Democracy, Capitalism, and Education

From: Bill Barowy (wbarowy@attbi.com)
Date: Wed Dec 24 2003 - 10:31:29 PST


On Wednesday 24 December 2003 12:50 pm, Eugene Matusov asked:
> What do you think?

I think Eugene that it looks like you solved that "reply-to" problem.

Eugene previously promulgated:

>My colleague continued that since the scholarship
>one of the candidates was more in line with Bush's educational policies, we
>had to give preference to this candidate because the candidate would have
>higher possibility to get grants from federal agencies with further tenure
>consequences....

More strange coincidences with reading, this time a favorite of mine from
Bowles and Gintis 1976 "Schooling in Capitalist America" (note the status of
conciousness and activity in their underlying logic):

"...we suggest that the basic outlines of the US educational system and the
conflicts which periodically shake its foundations and reroute its
development are best understood through an analysis of the contradictory
forces operating on the system. the struggle between working people and
capital in the economy has its counterpart in educational conflict.

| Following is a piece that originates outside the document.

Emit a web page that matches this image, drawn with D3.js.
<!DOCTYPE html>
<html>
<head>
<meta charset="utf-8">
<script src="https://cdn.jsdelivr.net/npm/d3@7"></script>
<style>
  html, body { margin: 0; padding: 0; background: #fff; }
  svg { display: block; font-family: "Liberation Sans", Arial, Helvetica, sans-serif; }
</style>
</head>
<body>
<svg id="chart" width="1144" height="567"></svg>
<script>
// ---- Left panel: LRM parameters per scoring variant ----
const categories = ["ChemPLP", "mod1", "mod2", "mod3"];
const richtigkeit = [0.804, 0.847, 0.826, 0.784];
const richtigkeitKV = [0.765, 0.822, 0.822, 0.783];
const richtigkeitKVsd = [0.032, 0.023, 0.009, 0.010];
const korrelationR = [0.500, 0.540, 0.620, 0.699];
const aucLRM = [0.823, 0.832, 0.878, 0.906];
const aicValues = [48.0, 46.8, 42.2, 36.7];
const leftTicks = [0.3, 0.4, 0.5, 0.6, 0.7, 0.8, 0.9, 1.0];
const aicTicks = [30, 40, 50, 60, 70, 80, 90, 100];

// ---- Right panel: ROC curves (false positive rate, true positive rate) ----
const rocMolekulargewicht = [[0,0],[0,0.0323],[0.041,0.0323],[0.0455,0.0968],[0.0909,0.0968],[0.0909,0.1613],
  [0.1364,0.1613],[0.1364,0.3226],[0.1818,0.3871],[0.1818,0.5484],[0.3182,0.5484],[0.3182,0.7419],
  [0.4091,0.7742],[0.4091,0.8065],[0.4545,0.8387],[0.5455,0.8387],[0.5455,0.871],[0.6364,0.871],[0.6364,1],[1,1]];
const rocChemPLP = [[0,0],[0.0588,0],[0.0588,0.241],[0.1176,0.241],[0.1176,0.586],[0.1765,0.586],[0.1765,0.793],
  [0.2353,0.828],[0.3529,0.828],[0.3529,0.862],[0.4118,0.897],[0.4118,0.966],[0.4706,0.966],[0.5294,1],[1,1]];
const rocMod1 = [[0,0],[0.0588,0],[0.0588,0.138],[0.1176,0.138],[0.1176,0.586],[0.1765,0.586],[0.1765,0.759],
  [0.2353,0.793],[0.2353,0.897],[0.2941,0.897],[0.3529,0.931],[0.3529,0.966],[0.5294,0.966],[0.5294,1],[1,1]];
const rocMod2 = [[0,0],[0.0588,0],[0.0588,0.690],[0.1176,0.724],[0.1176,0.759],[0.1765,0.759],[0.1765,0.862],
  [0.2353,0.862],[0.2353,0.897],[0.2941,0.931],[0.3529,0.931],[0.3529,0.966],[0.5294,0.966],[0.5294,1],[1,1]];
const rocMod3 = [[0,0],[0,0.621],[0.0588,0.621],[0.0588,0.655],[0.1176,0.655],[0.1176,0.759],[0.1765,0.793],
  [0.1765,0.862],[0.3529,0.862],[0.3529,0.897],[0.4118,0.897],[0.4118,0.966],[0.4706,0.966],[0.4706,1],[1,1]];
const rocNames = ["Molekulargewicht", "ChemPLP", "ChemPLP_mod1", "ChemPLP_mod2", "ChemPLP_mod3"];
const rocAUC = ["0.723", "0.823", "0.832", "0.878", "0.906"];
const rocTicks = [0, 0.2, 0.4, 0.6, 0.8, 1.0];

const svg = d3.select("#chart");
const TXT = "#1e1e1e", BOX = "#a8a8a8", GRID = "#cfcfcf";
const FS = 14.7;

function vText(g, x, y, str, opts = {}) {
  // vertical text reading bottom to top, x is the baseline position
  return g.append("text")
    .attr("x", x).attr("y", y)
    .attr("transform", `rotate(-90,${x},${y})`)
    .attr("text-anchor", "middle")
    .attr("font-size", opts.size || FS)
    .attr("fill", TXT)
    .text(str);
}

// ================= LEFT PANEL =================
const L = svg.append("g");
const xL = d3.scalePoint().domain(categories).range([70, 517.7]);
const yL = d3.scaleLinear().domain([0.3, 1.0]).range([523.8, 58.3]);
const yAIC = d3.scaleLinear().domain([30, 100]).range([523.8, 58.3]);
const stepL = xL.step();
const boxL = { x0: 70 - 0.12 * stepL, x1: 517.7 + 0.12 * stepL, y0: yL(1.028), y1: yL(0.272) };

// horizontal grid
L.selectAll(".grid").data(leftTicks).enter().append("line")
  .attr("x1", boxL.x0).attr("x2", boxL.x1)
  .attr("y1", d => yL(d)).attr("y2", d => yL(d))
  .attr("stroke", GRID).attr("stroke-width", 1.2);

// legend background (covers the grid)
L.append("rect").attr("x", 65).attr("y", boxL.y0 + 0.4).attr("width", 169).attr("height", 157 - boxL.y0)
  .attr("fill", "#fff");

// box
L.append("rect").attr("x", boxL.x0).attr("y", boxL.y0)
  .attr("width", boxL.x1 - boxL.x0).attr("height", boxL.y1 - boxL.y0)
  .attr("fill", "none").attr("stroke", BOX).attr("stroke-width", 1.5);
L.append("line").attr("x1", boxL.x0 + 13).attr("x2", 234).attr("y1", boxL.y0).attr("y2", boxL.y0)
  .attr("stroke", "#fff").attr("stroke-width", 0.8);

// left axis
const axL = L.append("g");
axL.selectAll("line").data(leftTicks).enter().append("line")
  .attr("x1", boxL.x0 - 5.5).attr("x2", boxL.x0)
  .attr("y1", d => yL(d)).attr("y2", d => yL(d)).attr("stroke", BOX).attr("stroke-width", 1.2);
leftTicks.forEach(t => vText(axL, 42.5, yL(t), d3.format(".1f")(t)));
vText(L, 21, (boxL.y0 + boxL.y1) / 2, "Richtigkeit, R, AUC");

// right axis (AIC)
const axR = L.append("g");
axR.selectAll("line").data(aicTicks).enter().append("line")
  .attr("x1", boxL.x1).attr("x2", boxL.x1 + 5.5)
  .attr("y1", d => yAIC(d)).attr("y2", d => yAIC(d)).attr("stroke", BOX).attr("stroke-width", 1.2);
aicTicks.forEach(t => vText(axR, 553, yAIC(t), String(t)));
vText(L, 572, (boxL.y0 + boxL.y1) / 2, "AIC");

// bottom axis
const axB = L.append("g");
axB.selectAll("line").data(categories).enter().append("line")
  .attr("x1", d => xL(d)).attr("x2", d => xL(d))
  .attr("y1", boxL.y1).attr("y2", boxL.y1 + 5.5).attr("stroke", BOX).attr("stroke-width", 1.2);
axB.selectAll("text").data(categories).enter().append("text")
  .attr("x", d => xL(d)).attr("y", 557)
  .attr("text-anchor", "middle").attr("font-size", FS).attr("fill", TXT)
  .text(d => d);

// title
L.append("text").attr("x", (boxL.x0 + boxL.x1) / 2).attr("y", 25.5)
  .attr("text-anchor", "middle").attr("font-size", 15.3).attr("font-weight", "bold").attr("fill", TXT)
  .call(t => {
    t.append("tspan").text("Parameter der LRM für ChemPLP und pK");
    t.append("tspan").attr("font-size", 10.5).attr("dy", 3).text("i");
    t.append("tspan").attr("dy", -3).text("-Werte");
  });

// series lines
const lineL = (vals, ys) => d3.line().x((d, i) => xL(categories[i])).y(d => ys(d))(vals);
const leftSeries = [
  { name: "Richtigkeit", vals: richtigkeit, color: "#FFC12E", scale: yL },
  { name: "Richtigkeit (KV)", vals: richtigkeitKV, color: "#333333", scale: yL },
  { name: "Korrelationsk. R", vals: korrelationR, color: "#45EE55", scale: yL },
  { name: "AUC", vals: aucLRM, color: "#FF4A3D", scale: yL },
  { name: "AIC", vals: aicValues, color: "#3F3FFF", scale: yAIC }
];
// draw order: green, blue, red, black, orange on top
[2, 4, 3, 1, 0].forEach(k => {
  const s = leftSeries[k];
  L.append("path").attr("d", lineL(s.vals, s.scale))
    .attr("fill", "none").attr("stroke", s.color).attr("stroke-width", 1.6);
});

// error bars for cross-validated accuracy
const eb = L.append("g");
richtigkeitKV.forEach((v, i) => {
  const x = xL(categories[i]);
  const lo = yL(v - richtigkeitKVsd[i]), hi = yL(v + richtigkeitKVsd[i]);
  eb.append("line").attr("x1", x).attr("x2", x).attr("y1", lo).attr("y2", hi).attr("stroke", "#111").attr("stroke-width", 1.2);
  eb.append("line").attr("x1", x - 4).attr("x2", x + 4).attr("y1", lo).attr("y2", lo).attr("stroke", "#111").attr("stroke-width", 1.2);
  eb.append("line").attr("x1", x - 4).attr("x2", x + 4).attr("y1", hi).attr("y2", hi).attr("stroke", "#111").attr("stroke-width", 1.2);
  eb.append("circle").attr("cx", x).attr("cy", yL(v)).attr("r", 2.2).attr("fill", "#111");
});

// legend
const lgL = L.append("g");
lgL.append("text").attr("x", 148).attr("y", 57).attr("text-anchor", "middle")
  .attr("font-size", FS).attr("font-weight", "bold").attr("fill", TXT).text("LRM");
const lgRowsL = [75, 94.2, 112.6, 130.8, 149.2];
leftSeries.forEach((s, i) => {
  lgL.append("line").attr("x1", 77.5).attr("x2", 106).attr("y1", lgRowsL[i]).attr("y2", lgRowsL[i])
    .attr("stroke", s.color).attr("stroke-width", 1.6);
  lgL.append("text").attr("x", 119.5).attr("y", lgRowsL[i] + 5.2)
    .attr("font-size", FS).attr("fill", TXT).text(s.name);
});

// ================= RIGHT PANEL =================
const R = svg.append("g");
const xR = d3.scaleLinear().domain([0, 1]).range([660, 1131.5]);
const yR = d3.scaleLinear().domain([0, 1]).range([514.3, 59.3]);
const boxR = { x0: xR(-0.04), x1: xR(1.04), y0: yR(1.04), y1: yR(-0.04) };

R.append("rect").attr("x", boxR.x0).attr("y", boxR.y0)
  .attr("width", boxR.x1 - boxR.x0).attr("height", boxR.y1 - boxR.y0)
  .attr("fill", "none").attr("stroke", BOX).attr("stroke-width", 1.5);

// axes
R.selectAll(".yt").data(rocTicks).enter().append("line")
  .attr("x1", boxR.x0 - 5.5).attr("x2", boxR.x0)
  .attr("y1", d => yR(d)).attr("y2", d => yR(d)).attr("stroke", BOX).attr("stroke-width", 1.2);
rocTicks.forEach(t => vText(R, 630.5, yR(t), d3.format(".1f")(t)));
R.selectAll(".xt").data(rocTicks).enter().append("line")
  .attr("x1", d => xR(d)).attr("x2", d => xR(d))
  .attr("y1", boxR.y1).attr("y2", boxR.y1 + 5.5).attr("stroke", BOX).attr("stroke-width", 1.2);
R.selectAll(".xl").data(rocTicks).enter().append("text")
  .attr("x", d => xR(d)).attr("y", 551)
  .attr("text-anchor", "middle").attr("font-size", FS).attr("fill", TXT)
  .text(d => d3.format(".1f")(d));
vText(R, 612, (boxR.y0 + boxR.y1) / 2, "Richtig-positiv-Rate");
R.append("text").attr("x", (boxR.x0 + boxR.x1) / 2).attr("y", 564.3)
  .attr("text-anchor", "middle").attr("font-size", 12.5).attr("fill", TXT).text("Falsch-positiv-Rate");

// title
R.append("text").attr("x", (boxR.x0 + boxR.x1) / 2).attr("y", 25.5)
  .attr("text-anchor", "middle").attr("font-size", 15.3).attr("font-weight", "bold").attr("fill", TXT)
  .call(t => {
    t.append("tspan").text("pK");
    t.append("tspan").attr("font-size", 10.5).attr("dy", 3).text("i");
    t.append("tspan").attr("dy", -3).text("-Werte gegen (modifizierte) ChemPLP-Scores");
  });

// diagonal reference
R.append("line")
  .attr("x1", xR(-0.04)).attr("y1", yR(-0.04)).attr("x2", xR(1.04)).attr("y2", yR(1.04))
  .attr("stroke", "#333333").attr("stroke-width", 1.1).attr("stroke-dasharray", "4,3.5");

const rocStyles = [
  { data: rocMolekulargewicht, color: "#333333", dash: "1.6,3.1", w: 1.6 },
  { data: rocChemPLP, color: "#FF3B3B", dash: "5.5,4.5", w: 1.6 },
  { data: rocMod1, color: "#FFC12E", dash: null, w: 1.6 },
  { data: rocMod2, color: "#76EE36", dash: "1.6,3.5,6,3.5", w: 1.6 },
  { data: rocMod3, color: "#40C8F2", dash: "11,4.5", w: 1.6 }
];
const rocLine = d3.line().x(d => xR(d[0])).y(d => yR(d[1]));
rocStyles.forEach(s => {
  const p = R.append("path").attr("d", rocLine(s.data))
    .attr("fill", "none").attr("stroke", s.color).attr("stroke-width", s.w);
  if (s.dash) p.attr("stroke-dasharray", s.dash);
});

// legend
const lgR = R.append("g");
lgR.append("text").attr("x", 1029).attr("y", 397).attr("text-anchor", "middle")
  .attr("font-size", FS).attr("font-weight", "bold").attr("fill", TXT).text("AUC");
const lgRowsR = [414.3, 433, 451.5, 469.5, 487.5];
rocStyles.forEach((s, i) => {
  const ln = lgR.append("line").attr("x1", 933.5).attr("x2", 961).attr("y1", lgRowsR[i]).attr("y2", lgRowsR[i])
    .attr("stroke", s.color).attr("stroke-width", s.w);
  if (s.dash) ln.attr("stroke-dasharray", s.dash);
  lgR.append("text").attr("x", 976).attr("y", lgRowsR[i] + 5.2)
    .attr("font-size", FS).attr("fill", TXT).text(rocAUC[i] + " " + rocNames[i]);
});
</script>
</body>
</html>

On the
one hand, employers and other social elites have sought to use schools for
the legitimation of inequality through an ostensibly meritocratic and
rational mechansim for allocating individuals to economic positions; they
have sought to use the schools for the reproduction of profitable types of
worker consciousness and behavior through a correspondance between social
relationships of education and those of economic life. On the other hand,
parents studrnts, worker organizations, blacks, ethnic minorities, women, and
others have sought to use schools for their own objectives... " (p101)

Unfortunately it is too long for a sig block!